Instructions for the task: Reproduce the listing below without changes, except that pictures are left out.

____________

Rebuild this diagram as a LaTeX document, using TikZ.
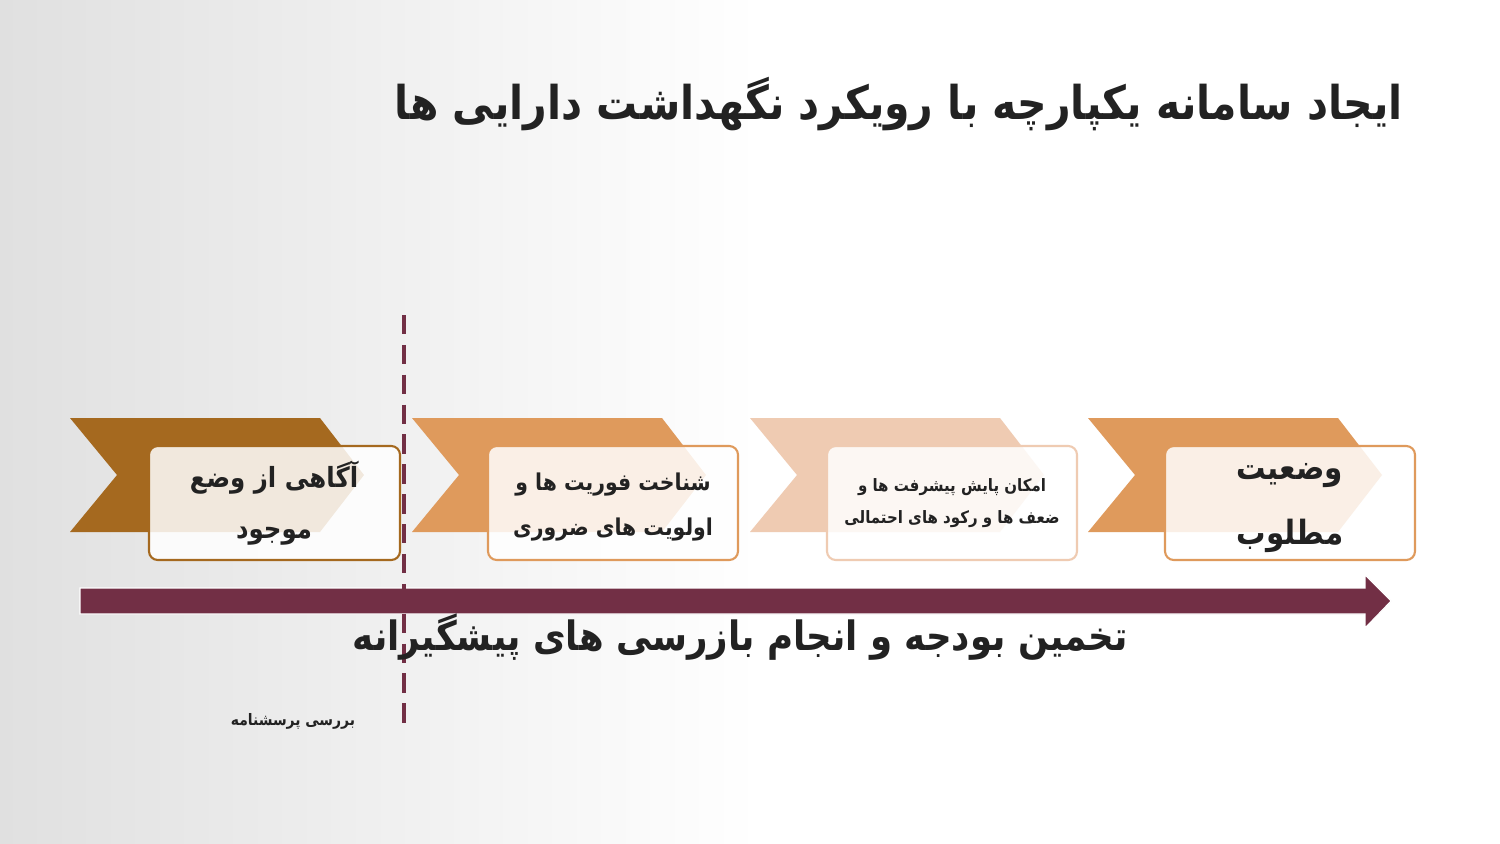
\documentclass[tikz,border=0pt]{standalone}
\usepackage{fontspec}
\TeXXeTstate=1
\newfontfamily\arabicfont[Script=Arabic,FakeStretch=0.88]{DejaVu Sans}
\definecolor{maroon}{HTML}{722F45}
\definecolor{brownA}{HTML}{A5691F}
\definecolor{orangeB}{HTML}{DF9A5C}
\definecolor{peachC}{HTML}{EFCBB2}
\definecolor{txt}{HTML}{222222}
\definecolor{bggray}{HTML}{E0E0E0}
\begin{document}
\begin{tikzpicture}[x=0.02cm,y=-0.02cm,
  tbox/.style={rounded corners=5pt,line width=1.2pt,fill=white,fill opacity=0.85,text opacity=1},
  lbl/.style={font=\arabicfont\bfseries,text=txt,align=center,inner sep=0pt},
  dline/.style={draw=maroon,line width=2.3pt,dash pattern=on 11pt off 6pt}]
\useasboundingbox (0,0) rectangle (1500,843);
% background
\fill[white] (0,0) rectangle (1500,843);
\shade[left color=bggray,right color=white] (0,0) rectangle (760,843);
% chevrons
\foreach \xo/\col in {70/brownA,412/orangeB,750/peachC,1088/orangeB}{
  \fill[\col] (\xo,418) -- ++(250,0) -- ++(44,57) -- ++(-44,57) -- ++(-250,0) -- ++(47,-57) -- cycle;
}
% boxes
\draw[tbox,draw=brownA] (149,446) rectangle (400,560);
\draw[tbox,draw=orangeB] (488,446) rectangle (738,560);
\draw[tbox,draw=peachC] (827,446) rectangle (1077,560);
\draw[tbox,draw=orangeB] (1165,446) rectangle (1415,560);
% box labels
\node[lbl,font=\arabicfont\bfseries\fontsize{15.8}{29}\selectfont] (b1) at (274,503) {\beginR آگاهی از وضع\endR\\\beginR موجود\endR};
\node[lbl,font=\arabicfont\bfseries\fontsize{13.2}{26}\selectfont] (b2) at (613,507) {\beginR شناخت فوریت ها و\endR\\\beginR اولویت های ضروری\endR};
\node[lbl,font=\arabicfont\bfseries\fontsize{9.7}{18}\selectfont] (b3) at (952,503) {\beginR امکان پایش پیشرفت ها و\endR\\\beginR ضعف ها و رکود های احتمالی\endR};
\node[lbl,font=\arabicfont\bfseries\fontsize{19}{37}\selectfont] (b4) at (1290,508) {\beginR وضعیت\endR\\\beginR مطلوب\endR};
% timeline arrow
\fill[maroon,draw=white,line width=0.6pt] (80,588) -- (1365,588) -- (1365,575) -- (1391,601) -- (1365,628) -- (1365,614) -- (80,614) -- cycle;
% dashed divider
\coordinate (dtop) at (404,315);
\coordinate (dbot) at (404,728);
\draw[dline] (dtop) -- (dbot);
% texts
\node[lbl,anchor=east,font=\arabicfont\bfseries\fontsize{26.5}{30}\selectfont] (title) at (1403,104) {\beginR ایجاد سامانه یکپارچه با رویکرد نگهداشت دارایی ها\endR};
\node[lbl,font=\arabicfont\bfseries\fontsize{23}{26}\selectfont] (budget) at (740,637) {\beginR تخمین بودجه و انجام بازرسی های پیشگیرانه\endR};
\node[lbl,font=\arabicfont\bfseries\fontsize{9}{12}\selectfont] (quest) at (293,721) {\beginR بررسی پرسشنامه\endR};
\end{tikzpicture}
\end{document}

____________

Reply to the task:
Rebuild this diagram as a LaTeX document, using TikZ.
\documentclass[tikz,border=0pt]{standalone}
\usepackage{fontspec}
\TeXXeTstate=1
\newfontfamily\arabicfont[Script=Arabic,FakeStretch=0.88]{DejaVu Sans}
\definecolor{maroon}{HTML}{722F45}
\definecolor{brownA}{HTML}{A5691F}
\definecolor{orangeB}{HTML}{DF9A5C}
\definecolor{peachC}{HTML}{EFCBB2}
\definecolor{txt}{HTML}{222222}
\definecolor{bggray}{HTML}{E0E0E0}
\begin{document}
\begin{tikzpicture}[x=0.02cm,y=-0.02cm,
  tbox/.style={rounded corners=5pt,line width=1.2pt,fill=white,fill opacity=0.85,text opacity=1},
  lbl/.style={font=\arabicfont\bfseries,text=txt,align=center,inner sep=0pt},
  dline/.style={draw=maroon,line width=2.3pt,dash pattern=on 11pt off 6pt}]
\useasboundingbox (0,0) rectangle (1500,843);
% background
\fill[white] (0,0) rectangle (1500,843);
\shade[left color=bggray,right color=white] (0,0) rectangle (760,843);
% chevrons
\foreach \xo/\col in {70/brownA,412/orangeB,750/peachC,1088/orangeB}{
  \fill[\col] (\xo,418) -- ++(250,0) -- ++(44,57) -- ++(-44,57) -- ++(-250,0) -- ++(47,-57) -- cycle;
}
% boxes
\draw[tbox,draw=brownA] (149,446) rectangle (400,560);
\draw[tbox,draw=orangeB] (488,446) rectangle (738,560);
\draw[tbox,draw=peachC] (827,446) rectangle (1077,560);
\draw[tbox,draw=orangeB] (1165,446) rectangle (1415,560);
% box labels
\node[lbl,font=\arabicfont\bfseries\fontsize{15.8}{29}\selectfont] (b1) at (274,503) {\beginR آگاهی از وضع\endR\\\beginR موجود\endR};
\node[lbl,font=\arabicfont\bfseries\fontsize{13.2}{26}\selectfont] (b2) at (613,507) {\beginR شناخت فوریت ها و\endR\\\beginR اولویت های ضروری\endR};
\node[lbl,font=\arabicfont\bfseries\fontsize{9.7}{18}\selectfont] (b3) at (952,503) {\beginR امکان پایش پیشرفت ها و\endR\\\beginR ضعف ها و رکود های احتمالی\endR};
\node[lbl,font=\arabicfont\bfseries\fontsize{19}{37}\selectfont] (b4) at (1290,508) {\beginR وضعیت\endR\\\beginR مطلوب\endR};
% timeline arrow
\fill[maroon,draw=white,line width=0.6pt] (80,588) -- (1365,588) -- (1365,575) -- (1391,601) -- (1365,628) -- (1365,614) -- (80,614) -- cycle;
% dashed divider
\coordinate (dtop) at (404,315);
\coordinate (dbot) at (404,728);
\draw[dline] (dtop) -- (dbot);
% texts
\node[lbl,anchor=east,font=\arabicfont\bfseries\fontsize{26.5}{30}\selectfont] (title) at (1403,104) {\beginR ایجاد سامانه یکپارچه با رویکرد نگهداشت دارایی ها\endR};
\node[lbl,font=\arabicfont\bfseries\fontsize{23}{26}\selectfont] (budget) at (740,637) {\beginR تخمین بودجه و انجام بازرسی های پیشگیرانه\endR};
\node[lbl,font=\arabicfont\bfseries\fontsize{9}{12}\selectfont] (quest) at (293,721) {\beginR بررسی پرسشنامه\endR};
\end{tikzpicture}
\end{document}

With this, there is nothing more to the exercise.